Self-determination theory is the foundation of our coaching strategy and guides management of successful companies all over the world. But we believe that its successful managerial fostering of intrinsic motivation is apt to be internalized and practiced by the individual. That means you, you beautiful son of a bitch.
“…people can be controlling with themselves to satisfy their introjects. To pressure yourself, to force yourself to act, or to feel as if you have to do something is to undermine your own autonomy.”
The quote is from Edward L. Deci’s book Why We Do What We Do; it’s an ode to self-determination theory in practical application. Think about that for a second. How often do you coerce yourself into action? While it’s often a productive short-term strategy, it’s a long-term defeatist, self-destructive means to an end. Autonomy is intrinsic motivation’s spearhead—we must foster it to make self-determination theory work.
To avoid this trap, and to develop self-autonomy, we have to start with understanding our introjects.
Introjects are internalized rules that don’t jive with our authentic selves. To paraphrase Deci, think of them as loud, demanding voices in your head that come from outside sources. They’re rules you haven’t made a part of your authentic operation, but you still follow them.
Following introjects inhibits our self-autonomy—while likely building resentment.
Instead consider what you authentically think, feel and act on. Does it feel right in your gut? Yes? Then do it. No? Well…that’s why we have a middle finger.
Think of the external fitness and work mores that we coerce ourselves with. If we’re not slaves to the gym we’re not committed. If we’re not grinding ourselves into the ground we’re not hustling enough. If these ideas jive with who you authentically are, then go after them. If not…consider that and start asking questions.
Are you following introjects or are you integrating solid, authentic mores into your decision making process?
Fostering self-autonomy occurs as any worthy endeavor does—with consistent, simple action.
Here are the actions we’ve found valuable:
Being, and feeling, competent drives autonomous action. Outwardly, instructors, teachers and managers supply us with the tools to improve competence. But self, inwardly focused, competence is different. How do we approach it?

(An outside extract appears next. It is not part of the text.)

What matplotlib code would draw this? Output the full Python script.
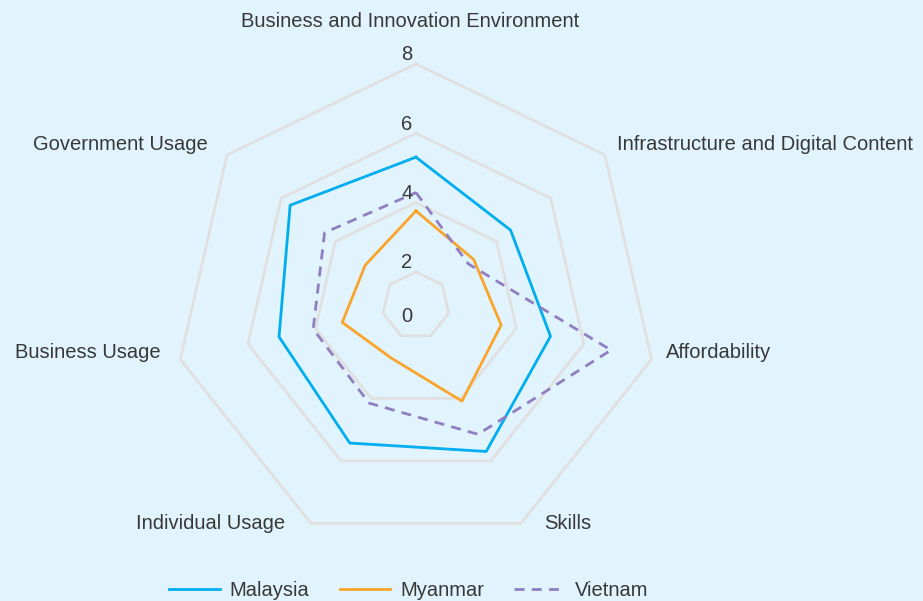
import numpy as np
import matplotlib
matplotlib.use("Agg")
import matplotlib.pyplot as plt

categories = ["Business and Innovation Environment", "Infrastructure and Digital Content",
              "Affordability", "Skills", "Individual Usage", "Business Usage", "Government Usage"]
malaysia = [5.31, 4.52, 5.01, 5.70, 5.43, 5.08, 5.67]
myanmar = [3.76, 3.16, 3.55, 4.09, 2.70, 3.21, 2.90]
vietnam = [4.29, 2.96, 6.80, 5.15, 4.15, 4.07, 4.40]
ring_values = [2, 4, 6, 8]
tick_labels = ["0", "2", "4", "6", "8"]

bg = "#E1F3FC"
txt = "#383838"
plt.rcParams["font.family"] = ["Liberation Sans", "DejaVu Sans"]
plt.rcParams["font.size"] = 14.5

fig = plt.figure(figsize=(9.23, 6.01), dpi=100, facecolor=bg)
ax = fig.add_axes([0.1888, 0.0894, 0.5237, 0.8043], projection="polar")
ax.set_facecolor("none")
ax.set_theta_zero_location("N")
ax.set_theta_direction(-1)
ax.set_rlim(1.03, 8)
ax.grid(False)
ax.spines["polar"].set_visible(False)
ax.set_xticks([])
ax.set_yticks([])

n = len(categories)
theta = np.arange(n) * 2 * np.pi / n
th = np.append(theta, theta[0])

def closed(v):
    return np.append(v, v[0])

for rv in ring_values:
    ax.plot(th, [rv] * (n + 1), color="#E0E0E0", lw=2.0, zorder=1, clip_on=False)

ax.plot(th, closed(malaysia), color="#00ADEF", lw=2.0, label="Malaysia", zorder=3)
ax.plot(th, closed(myanmar), color="#F9A42B", lw=2.0, label="Myanmar", zorder=3)
ax.plot(th, closed(vietnam), color="#8F7FC1", lw=2.0, dashes=(3.6, 2.6), label="Vietnam", zorder=3)

# radial tick labels along the top axis
for lab in tick_labels[1:]:
    ax.annotate(lab, (0, float(lab)), xytext=(-9, 9), textcoords="offset pixels",
                ha="center", va="center", color=txt, annotation_clip=False)
ax.annotate(tick_labels[0], (0, 1.03), xytext=(-9, -11), textcoords="offset pixels",
            ha="center", va="center", color=txt, annotation_clip=False)

# category labels
offsets = [(-6, 42, "center"), (12, 10, "left"), (14, 7, "left"), (23, 0, "left"),
           (-26, 0, "right"), (-20, 7, "right"), (-19, 10, "right")]
for t, name, (dx, dy, ha) in zip(theta, categories, offsets):
    ax.annotate(name, (t, 8), xytext=(dx, dy), textcoords="offset pixels",
                ha=ha, va="center", color=txt, annotation_clip=False)

leg = fig.legend(loc="lower center", bbox_to_anchor=(0.443, -0.028), ncol=3, frameon=False,
                 handlelength=2.5, handletextpad=0.5, columnspacing=1.5)
for t in leg.get_texts():
    t.set_color(txt)

fig.savefig("out.png", dpi=100, facecolor=bg)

Let’s start by drawing on Carol Dweck and her Growth Mindset. At its essence, the growth mindset is an understanding that we’re all works in progress, that our talents, skills, and even our intelligence, is ripe for development. We are not subject to our innate abilities—everything we inherently possess can be developed.

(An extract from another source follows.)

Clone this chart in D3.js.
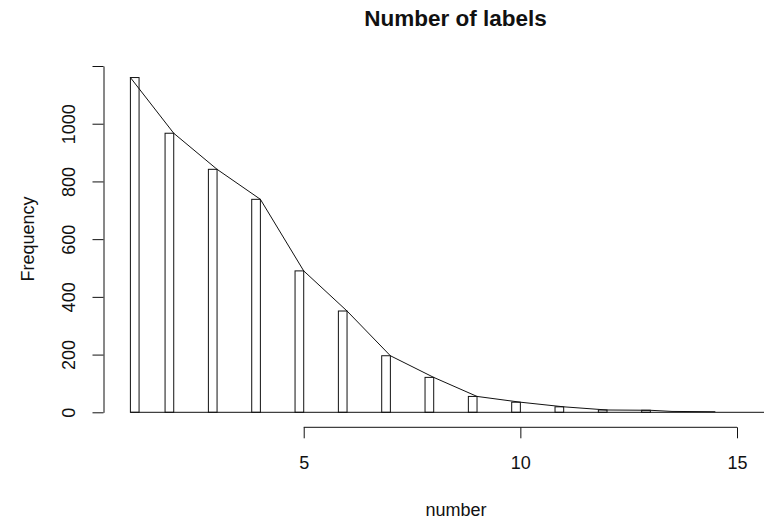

Consider this in terms of self-competence. When do we feel incompetent? When we don’t have an honest understanding of our current skills and when we judge ourselves based on other people or on future accomplishments.
Maybe you’re not a great deadlifter yet, but you’d like to be one. Maybe you see some other gents Greek-god like physique and you’d like to obtain it. Considering what you aren’t yet, or what you don’t yet have, will surely bolster incompetent feelings.
Surely I can’t be serious.
I am serious. And don’t call me Shirley.
Let’s avoid incompetent pitfalls and practice simple competence fostering actions.
How do you relate to yourself?
It’s a puzzling question, isn’t it? How do you even separate from yourself and who you are to evaluate such a quandary? It sounds like the theme to a new age spirituality book—and it likely is. But there’s value in self-understanding. There’s value in understanding that not all of our actions, or our thoughts, come innately from us. Whoa. Fuckin’ trippy.
So, how do you relate to yourself?
Are you hypercritical and constantly judging yourself in the current moment and for past decisions?
Do you externalize your self, relating who you are to your job title or your status in life?
Do you take it easy on yourself all the time?
Do you have an understanding that right now you’re the culmination of thoughts, habits and behaviors that can be changed?
Remember the line from Fight Club?
“You’re not your fucking khakis.”
In reality we aren’t the hypercritical judge that exists in our brain, ludicrously examining every decision. We’re not our job. We are our minds relation to all of those things.
How do we relate to that idea? We believe it starts with the simple understanding that we are in the middle. Like fostering the growth mindset, we have to understand that we are a work in progress. We’ll make mistakes but separating our self from those mistakes and understanding that we are the culmination of lessons learned is truly what helps us self-relate.
In essence, self-relatedness is a dissociation from every day life. It’s taking a step back and evaluating our actions, thoughts and behaviors without criticism.
How do we do this?
Here are a few simple actions to foster self-relatedness:
Give yourself choice and room to operate. Understand your current place and that it’s not constant and spend some time alone in judge free self-examination. Self-determination theory, in this practice, will bolster intrinsic motivation, making you a bad son of a bitch.